Extracted records:
::::::

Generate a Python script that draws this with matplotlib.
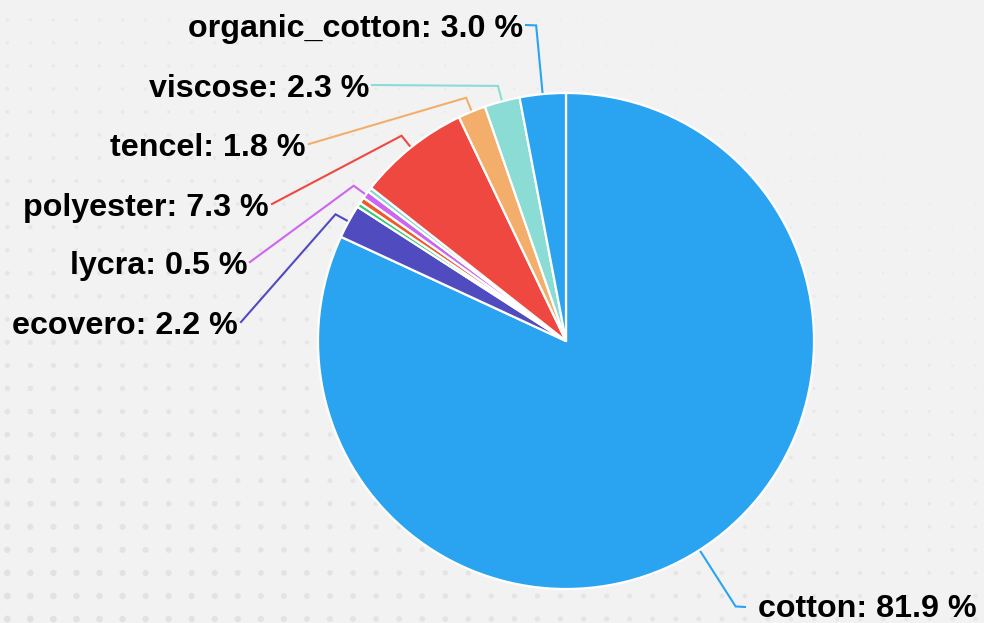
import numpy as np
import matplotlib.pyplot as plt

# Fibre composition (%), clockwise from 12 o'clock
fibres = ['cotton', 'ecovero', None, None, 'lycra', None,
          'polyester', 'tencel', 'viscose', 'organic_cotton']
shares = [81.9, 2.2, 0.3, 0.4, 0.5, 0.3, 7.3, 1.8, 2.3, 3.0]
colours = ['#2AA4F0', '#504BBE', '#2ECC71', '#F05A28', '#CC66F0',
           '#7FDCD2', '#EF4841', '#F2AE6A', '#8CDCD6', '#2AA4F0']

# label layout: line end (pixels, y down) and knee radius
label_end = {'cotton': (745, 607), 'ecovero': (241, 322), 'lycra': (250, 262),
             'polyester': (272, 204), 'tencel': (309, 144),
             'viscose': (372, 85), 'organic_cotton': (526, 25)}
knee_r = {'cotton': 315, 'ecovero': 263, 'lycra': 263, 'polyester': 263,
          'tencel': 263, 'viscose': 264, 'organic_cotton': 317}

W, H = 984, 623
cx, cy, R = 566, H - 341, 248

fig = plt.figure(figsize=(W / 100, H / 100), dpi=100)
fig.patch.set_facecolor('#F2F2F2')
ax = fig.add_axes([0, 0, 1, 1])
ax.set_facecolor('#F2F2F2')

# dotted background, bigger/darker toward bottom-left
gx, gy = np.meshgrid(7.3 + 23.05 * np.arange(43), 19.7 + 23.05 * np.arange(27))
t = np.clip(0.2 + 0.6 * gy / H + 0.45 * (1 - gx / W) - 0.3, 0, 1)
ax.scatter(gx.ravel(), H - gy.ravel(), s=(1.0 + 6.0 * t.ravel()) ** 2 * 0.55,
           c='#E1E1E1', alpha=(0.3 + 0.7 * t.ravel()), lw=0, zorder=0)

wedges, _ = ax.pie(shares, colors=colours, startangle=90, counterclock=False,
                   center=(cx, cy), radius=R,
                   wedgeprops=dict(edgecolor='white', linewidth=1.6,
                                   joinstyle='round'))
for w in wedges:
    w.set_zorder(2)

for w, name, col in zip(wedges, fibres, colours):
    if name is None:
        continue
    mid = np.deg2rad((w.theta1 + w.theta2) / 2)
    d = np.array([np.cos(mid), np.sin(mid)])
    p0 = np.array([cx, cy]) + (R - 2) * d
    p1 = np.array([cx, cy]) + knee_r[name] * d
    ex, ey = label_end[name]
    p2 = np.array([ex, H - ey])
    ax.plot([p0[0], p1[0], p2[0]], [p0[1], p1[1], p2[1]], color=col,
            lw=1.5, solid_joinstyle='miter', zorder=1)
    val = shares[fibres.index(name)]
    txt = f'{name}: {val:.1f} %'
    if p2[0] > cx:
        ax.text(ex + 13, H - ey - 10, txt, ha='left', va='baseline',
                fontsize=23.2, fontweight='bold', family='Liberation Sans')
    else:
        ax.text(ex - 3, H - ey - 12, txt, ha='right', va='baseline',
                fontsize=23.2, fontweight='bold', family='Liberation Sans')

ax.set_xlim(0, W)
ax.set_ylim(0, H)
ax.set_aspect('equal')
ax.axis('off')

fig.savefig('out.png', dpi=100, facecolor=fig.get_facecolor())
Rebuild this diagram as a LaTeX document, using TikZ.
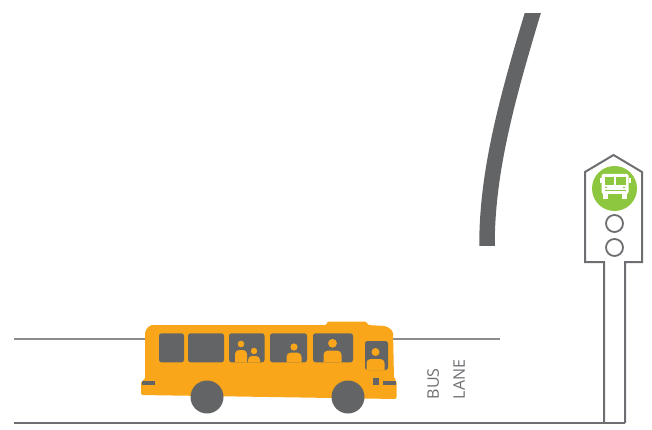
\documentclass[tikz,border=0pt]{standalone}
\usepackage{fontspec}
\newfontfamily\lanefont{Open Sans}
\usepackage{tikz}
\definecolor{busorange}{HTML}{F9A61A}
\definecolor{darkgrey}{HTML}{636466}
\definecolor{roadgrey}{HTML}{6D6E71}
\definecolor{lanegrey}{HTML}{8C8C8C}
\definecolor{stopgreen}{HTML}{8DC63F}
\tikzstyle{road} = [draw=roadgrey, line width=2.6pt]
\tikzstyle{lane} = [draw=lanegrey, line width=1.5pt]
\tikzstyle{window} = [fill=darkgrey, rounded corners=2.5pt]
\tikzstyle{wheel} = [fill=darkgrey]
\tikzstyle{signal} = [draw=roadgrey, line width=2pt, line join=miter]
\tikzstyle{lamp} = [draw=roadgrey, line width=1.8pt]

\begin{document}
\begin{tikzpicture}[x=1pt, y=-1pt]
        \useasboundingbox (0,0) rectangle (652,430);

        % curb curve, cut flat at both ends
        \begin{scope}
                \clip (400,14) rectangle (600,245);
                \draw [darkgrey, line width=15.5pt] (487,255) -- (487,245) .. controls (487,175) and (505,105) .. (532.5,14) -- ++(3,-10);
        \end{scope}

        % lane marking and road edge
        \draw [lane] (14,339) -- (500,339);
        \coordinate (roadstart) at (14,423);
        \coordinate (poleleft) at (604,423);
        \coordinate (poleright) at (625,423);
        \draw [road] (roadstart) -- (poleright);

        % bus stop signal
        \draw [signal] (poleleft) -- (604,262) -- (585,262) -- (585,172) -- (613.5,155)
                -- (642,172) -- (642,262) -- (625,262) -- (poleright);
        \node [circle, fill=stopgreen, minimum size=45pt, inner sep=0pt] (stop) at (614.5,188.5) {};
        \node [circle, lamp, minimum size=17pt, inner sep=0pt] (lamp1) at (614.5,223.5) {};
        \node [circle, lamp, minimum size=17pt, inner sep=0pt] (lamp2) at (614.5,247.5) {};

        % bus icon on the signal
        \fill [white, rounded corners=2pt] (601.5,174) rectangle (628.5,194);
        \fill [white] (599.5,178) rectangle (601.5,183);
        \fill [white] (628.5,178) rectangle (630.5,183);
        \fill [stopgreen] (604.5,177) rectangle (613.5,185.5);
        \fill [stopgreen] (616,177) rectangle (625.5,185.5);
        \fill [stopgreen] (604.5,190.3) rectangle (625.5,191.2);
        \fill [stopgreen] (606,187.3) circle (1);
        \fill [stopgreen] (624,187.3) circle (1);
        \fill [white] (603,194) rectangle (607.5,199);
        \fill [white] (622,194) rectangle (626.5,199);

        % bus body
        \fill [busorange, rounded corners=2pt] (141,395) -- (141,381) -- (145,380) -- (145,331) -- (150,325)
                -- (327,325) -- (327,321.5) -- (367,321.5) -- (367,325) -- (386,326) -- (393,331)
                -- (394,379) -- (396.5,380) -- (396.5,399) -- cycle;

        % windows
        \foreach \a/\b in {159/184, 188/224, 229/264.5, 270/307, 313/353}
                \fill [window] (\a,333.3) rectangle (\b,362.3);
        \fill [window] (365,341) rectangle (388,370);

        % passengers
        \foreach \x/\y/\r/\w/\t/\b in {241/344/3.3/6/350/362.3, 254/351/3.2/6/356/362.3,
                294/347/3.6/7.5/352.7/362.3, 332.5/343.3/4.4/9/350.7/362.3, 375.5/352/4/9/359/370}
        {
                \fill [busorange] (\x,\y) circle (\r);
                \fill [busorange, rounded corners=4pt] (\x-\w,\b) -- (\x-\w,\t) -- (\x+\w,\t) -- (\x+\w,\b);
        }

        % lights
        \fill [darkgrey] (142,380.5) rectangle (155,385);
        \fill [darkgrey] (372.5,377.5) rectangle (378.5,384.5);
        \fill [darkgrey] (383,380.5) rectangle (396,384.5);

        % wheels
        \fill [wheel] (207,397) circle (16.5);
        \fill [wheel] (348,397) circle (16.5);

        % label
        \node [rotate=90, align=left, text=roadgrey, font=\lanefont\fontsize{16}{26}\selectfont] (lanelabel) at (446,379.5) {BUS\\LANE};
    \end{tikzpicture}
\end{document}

::::::

* Task prompt *
Without the pictures, write out the whole listing above exactly as it appears.

* Response for this exercise *
Generate a Python script that draws this with matplotlib.
import numpy as np
import matplotlib.pyplot as plt

# Fibre composition (%), clockwise from 12 o'clock
fibres = ['cotton', 'ecovero', None, None, 'lycra', None,
          'polyester', 'tencel', 'viscose', 'organic_cotton']
shares = [81.9, 2.2, 0.3, 0.4, 0.5, 0.3, 7.3, 1.8, 2.3, 3.0]
colours = ['#2AA4F0', '#504BBE', '#2ECC71', '#F05A28', '#CC66F0',
           '#7FDCD2', '#EF4841', '#F2AE6A', '#8CDCD6', '#2AA4F0']

# label layout: line end (pixels, y down) and knee radius
label_end = {'cotton': (745, 607), 'ecovero': (241, 322), 'lycra': (250, 262),
             'polyester': (272, 204), 'tencel': (309, 144),
             'viscose': (372, 85), 'organic_cotton': (526, 25)}
knee_r = {'cotton': 315, 'ecovero': 263, 'lycra': 263, 'polyester': 263,
          'tencel': 263, 'viscose': 264, 'organic_cotton': 317}

W, H = 984, 623
cx, cy, R = 566, H - 341, 248

fig = plt.figure(figsize=(W / 100, H / 100), dpi=100)
fig.patch.set_facecolor('#F2F2F2')
ax = fig.add_axes([0, 0, 1, 1])
ax.set_facecolor('#F2F2F2')

# dotted background, bigger/darker toward bottom-left
gx, gy = np.meshgrid(7.3 + 23.05 * np.arange(43), 19.7 + 23.05 * np.arange(27))
t = np.clip(0.2 + 0.6 * gy / H + 0.45 * (1 - gx / W) - 0.3, 0, 1)
ax.scatter(gx.ravel(), H - gy.ravel(), s=(1.0 + 6.0 * t.ravel()) ** 2 * 0.55,
           c='#E1E1E1', alpha=(0.3 + 0.7 * t.ravel()), lw=0, zorder=0)

wedges, _ = ax.pie(shares, colors=colours, startangle=90, counterclock=False,
                   center=(cx, cy), radius=R,
                   wedgeprops=dict(edgecolor='white', linewidth=1.6,
                                   joinstyle='round'))
for w in wedges:
    w.set_zorder(2)

for w, name, col in zip(wedges, fibres, colours):
    if name is None:
        continue
    mid = np.deg2rad((w.theta1 + w.theta2) / 2)
    d = np.array([np.cos(mid), np.sin(mid)])
    p0 = np.array([cx, cy]) + (R - 2) * d
    p1 = np.array([cx, cy]) + knee_r[name] * d
    ex, ey = label_end[name]
    p2 = np.array([ex, H - ey])
    ax.plot([p0[0], p1[0], p2[0]], [p0[1], p1[1], p2[1]], color=col,
            lw=1.5, solid_joinstyle='miter', zorder=1)
    val = shares[fibres.index(name)]
    txt = f'{name}: {val:.1f} %'
    if p2[0] > cx:
        ax.text(ex + 13, H - ey - 10, txt, ha='left', va='baseline',
                fontsize=23.2, fontweight='bold', family='Liberation Sans')
    else:
        ax.text(ex - 3, H - ey - 12, txt, ha='right', va='baseline',
                fontsize=23.2, fontweight='bold', family='Liberation Sans')

ax.set_xlim(0, W)
ax.set_ylim(0, H)
ax.set_aspect('equal')
ax.axis('off')

fig.savefig('out.png', dpi=100, facecolor=fig.get_facecolor())
Rebuild this diagram as a LaTeX document, using TikZ.
\documentclass[tikz,border=0pt]{standalone}
\usepackage{fontspec}
\newfontfamily\lanefont{Open Sans}
\usepackage{tikz}
\definecolor{busorange}{HTML}{F9A61A}
\definecolor{darkgrey}{HTML}{636466}
\definecolor{roadgrey}{HTML}{6D6E71}
\definecolor{lanegrey}{HTML}{8C8C8C}
\definecolor{stopgreen}{HTML}{8DC63F}
\tikzstyle{road} = [draw=roadgrey, line width=2.6pt]
\tikzstyle{lane} = [draw=lanegrey, line width=1.5pt]
\tikzstyle{window} = [fill=darkgrey, rounded corners=2.5pt]
\tikzstyle{wheel} = [fill=darkgrey]
\tikzstyle{signal} = [draw=roadgrey, line width=2pt, line join=miter]
\tikzstyle{lamp} = [draw=roadgrey, line width=1.8pt]

\begin{document}
\begin{tikzpicture}[x=1pt, y=-1pt]
        \useasboundingbox (0,0) rectangle (652,430);

        % curb curve, cut flat at both ends
        \begin{scope}
                \clip (400,14) rectangle (600,245);
                \draw [darkgrey, line width=15.5pt] (487,255) -- (487,245) .. controls (487,175) and (505,105) .. (532.5,14) -- ++(3,-10);
        \end{scope}

        % lane marking and road edge
        \draw [lane] (14,339) -- (500,339);
        \coordinate (roadstart) at (14,423);
        \coordinate (poleleft) at (604,423);
        \coordinate (poleright) at (625,423);
        \draw [road] (roadstart) -- (poleright);

        % bus stop signal
        \draw [signal] (poleleft) -- (604,262) -- (585,262) -- (585,172) -- (613.5,155)
                -- (642,172) -- (642,262) -- (625,262) -- (poleright);
        \node [circle, fill=stopgreen, minimum size=45pt, inner sep=0pt] (stop) at (614.5,188.5) {};
        \node [circle, lamp, minimum size=17pt, inner sep=0pt] (lamp1) at (614.5,223.5) {};
        \node [circle, lamp, minimum size=17pt, inner sep=0pt] (lamp2) at (614.5,247.5) {};

        % bus icon on the signal
        \fill [white, rounded corners=2pt] (601.5,174) rectangle (628.5,194);
        \fill [white] (599.5,178) rectangle (601.5,183);
        \fill [white] (628.5,178) rectangle (630.5,183);
        \fill [stopgreen] (604.5,177) rectangle (613.5,185.5);
        \fill [stopgreen] (616,177) rectangle (625.5,185.5);
        \fill [stopgreen] (604.5,190.3) rectangle (625.5,191.2);
        \fill [stopgreen] (606,187.3) circle (1);
        \fill [stopgreen] (624,187.3) circle (1);
        \fill [white] (603,194) rectangle (607.5,199);
        \fill [white] (622,194) rectangle (626.5,199);

        % bus body
        \fill [busorange, rounded corners=2pt] (141,395) -- (141,381) -- (145,380) -- (145,331) -- (150,325)
                -- (327,325) -- (327,321.5) -- (367,321.5) -- (367,325) -- (386,326) -- (393,331)
                -- (394,379) -- (396.5,380) -- (396.5,399) -- cycle;

        % windows
        \foreach \a/\b in {159/184, 188/224, 229/264.5, 270/307, 313/353}
                \fill [window] (\a,333.3) rectangle (\b,362.3);
        \fill [window] (365,341) rectangle (388,370);

        % passengers
        \foreach \x/\y/\r/\w/\t/\b in {241/344/3.3/6/350/362.3, 254/351/3.2/6/356/362.3,
                294/347/3.6/7.5/352.7/362.3, 332.5/343.3/4.4/9/350.7/362.3, 375.5/352/4/9/359/370}
        {
                \fill [busorange] (\x,\y) circle (\r);
                \fill [busorange, rounded corners=4pt] (\x-\w,\b) -- (\x-\w,\t) -- (\x+\w,\t) -- (\x+\w,\b);
        }

        % lights
        \fill [darkgrey] (142,380.5) rectangle (155,385);
        \fill [darkgrey] (372.5,377.5) rectangle (378.5,384.5);
        \fill [darkgrey] (383,380.5) rectangle (396,384.5);

        % wheels
        \fill [wheel] (207,397) circle (16.5);
        \fill [wheel] (348,397) circle (16.5);

        % label
        \node [rotate=90, align=left, text=roadgrey, font=\lanefont\fontsize{16}{26}\selectfont] (lanelabel) at (446,379.5) {BUS\\LANE};
    \end{tikzpicture}
\end{document}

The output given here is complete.